Images do not belong in the copy. Retype all the entries below exactly.

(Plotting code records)
▬▬▬▬▬▬▬▬▬▬
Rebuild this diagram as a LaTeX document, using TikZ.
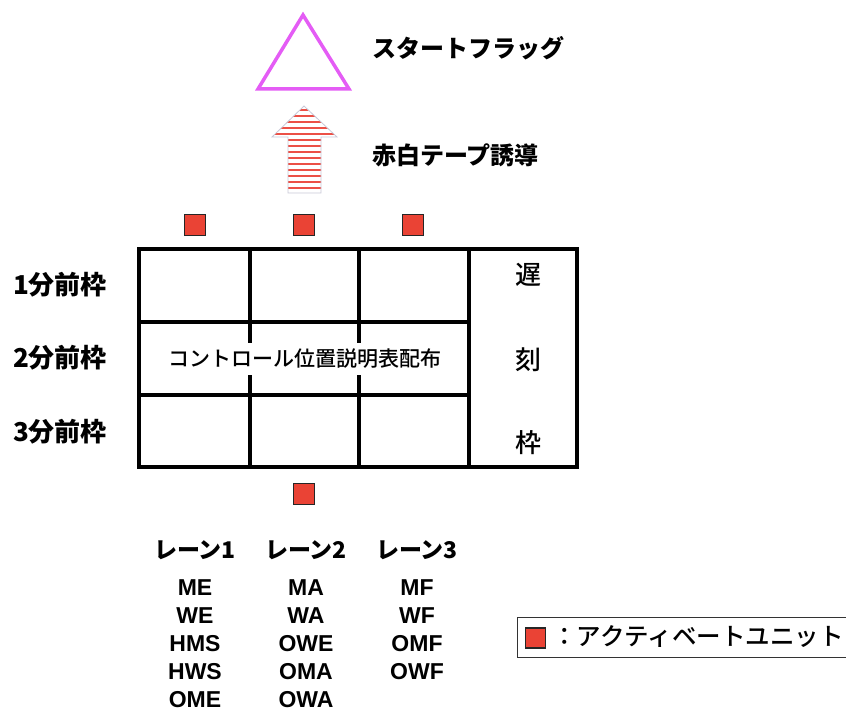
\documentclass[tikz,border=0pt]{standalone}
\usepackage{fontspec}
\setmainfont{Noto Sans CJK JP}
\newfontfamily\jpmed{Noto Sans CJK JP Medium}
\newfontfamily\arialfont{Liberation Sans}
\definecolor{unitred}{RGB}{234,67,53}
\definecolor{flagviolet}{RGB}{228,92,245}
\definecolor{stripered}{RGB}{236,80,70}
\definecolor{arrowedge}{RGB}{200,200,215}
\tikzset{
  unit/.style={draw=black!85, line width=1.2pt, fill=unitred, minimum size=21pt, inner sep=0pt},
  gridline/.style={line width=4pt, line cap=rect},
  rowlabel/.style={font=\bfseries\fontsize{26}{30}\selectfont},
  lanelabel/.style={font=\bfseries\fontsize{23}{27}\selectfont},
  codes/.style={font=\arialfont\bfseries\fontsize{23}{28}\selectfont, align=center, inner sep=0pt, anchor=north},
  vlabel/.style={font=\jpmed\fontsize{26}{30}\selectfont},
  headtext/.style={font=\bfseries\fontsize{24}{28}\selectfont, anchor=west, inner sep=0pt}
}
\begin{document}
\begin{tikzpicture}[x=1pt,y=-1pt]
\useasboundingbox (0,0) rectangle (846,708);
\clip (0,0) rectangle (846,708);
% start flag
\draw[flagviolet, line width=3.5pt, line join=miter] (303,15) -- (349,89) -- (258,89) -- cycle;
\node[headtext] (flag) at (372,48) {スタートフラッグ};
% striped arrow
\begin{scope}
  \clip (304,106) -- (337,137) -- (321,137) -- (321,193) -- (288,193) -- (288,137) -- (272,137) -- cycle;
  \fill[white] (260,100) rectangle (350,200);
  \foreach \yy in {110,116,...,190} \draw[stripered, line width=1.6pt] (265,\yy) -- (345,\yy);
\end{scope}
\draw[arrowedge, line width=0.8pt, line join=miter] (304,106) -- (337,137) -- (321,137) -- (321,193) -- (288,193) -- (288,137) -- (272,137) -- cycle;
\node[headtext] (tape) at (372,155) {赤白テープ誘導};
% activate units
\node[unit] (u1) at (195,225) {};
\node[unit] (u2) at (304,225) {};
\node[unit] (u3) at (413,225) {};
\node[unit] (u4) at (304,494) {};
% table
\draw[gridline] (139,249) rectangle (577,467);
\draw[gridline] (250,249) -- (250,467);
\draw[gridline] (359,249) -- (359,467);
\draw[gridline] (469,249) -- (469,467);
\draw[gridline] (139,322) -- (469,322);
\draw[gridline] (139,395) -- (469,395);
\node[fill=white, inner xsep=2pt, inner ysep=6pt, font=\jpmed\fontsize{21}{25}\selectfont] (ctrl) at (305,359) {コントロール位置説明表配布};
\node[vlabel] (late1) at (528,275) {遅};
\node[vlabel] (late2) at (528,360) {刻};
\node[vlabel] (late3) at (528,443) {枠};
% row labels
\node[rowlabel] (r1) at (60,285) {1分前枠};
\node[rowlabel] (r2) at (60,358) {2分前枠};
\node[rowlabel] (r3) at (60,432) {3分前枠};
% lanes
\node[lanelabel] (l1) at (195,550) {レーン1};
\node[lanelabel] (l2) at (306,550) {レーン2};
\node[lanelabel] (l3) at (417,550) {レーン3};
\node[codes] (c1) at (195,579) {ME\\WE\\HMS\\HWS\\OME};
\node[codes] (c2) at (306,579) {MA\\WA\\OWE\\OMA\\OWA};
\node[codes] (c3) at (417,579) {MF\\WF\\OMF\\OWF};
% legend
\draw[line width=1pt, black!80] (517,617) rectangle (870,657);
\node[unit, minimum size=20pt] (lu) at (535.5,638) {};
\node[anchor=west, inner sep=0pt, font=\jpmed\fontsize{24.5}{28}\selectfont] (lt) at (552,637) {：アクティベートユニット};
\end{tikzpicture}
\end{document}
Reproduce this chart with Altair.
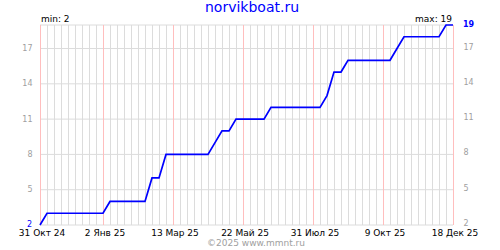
▬▬▬▬▬▬▬▬▬▬
§ TASK RESULT:
Rebuild this diagram as a LaTeX document, using TikZ.
\documentclass[tikz,border=0pt]{standalone}
\usepackage{fontspec}
\setmainfont{Noto Sans CJK JP}
\newfontfamily\jpmed{Noto Sans CJK JP Medium}
\newfontfamily\arialfont{Liberation Sans}
\definecolor{unitred}{RGB}{234,67,53}
\definecolor{flagviolet}{RGB}{228,92,245}
\definecolor{stripered}{RGB}{236,80,70}
\definecolor{arrowedge}{RGB}{200,200,215}
\tikzset{
  unit/.style={draw=black!85, line width=1.2pt, fill=unitred, minimum size=21pt, inner sep=0pt},
  gridline/.style={line width=4pt, line cap=rect},
  rowlabel/.style={font=\bfseries\fontsize{26}{30}\selectfont},
  lanelabel/.style={font=\bfseries\fontsize{23}{27}\selectfont},
  codes/.style={font=\arialfont\bfseries\fontsize{23}{28}\selectfont, align=center, inner sep=0pt, anchor=north},
  vlabel/.style={font=\jpmed\fontsize{26}{30}\selectfont},
  headtext/.style={font=\bfseries\fontsize{24}{28}\selectfont, anchor=west, inner sep=0pt}
}
\begin{document}
\begin{tikzpicture}[x=1pt,y=-1pt]
\useasboundingbox (0,0) rectangle (846,708);
\clip (0,0) rectangle (846,708);
% start flag
\draw[flagviolet, line width=3.5pt, line join=miter] (303,15) -- (349,89) -- (258,89) -- cycle;
\node[headtext] (flag) at (372,48) {スタートフラッグ};
% striped arrow
\begin{scope}
  \clip (304,106) -- (337,137) -- (321,137) -- (321,193) -- (288,193) -- (288,137) -- (272,137) -- cycle;
  \fill[white] (260,100) rectangle (350,200);
  \foreach \yy in {110,116,...,190} \draw[stripered, line width=1.6pt] (265,\yy) -- (345,\yy);
\end{scope}
\draw[arrowedge, line width=0.8pt, line join=miter] (304,106) -- (337,137) -- (321,137) -- (321,193) -- (288,193) -- (288,137) -- (272,137) -- cycle;
\node[headtext] (tape) at (372,155) {赤白テープ誘導};
% activate units
\node[unit] (u1) at (195,225) {};
\node[unit] (u2) at (304,225) {};
\node[unit] (u3) at (413,225) {};
\node[unit] (u4) at (304,494) {};
% table
\draw[gridline] (139,249) rectangle (577,467);
\draw[gridline] (250,249) -- (250,467);
\draw[gridline] (359,249) -- (359,467);
\draw[gridline] (469,249) -- (469,467);
\draw[gridline] (139,322) -- (469,322);
\draw[gridline] (139,395) -- (469,395);
\node[fill=white, inner xsep=2pt, inner ysep=6pt, font=\jpmed\fontsize{21}{25}\selectfont] (ctrl) at (305,359) {コントロール位置説明表配布};
\node[vlabel] (late1) at (528,275) {遅};
\node[vlabel] (late2) at (528,360) {刻};
\node[vlabel] (late3) at (528,443) {枠};
% row labels
\node[rowlabel] (r1) at (60,285) {1分前枠};
\node[rowlabel] (r2) at (60,358) {2分前枠};
\node[rowlabel] (r3) at (60,432) {3分前枠};
% lanes
\node[lanelabel] (l1) at (195,550) {レーン1};
\node[lanelabel] (l2) at (306,550) {レーン2};
\node[lanelabel] (l3) at (417,550) {レーン3};
\node[codes] (c1) at (195,579) {ME\\WE\\HMS\\HWS\\OME};
\node[codes] (c2) at (306,579) {MA\\WA\\OWE\\OMA\\OWA};
\node[codes] (c3) at (417,579) {MF\\WF\\OMF\\OWF};
% legend
\draw[line width=1pt, black!80] (517,617) rectangle (870,657);
\node[unit, minimum size=20pt] (lu) at (535.5,638) {};
\node[anchor=west, inner sep=0pt, font=\jpmed\fontsize{24.5}{28}\selectfont] (lt) at (552,637) {：アクティベートユニット};
\end{tikzpicture}
\end{document}
Reproduce this chart with Altair.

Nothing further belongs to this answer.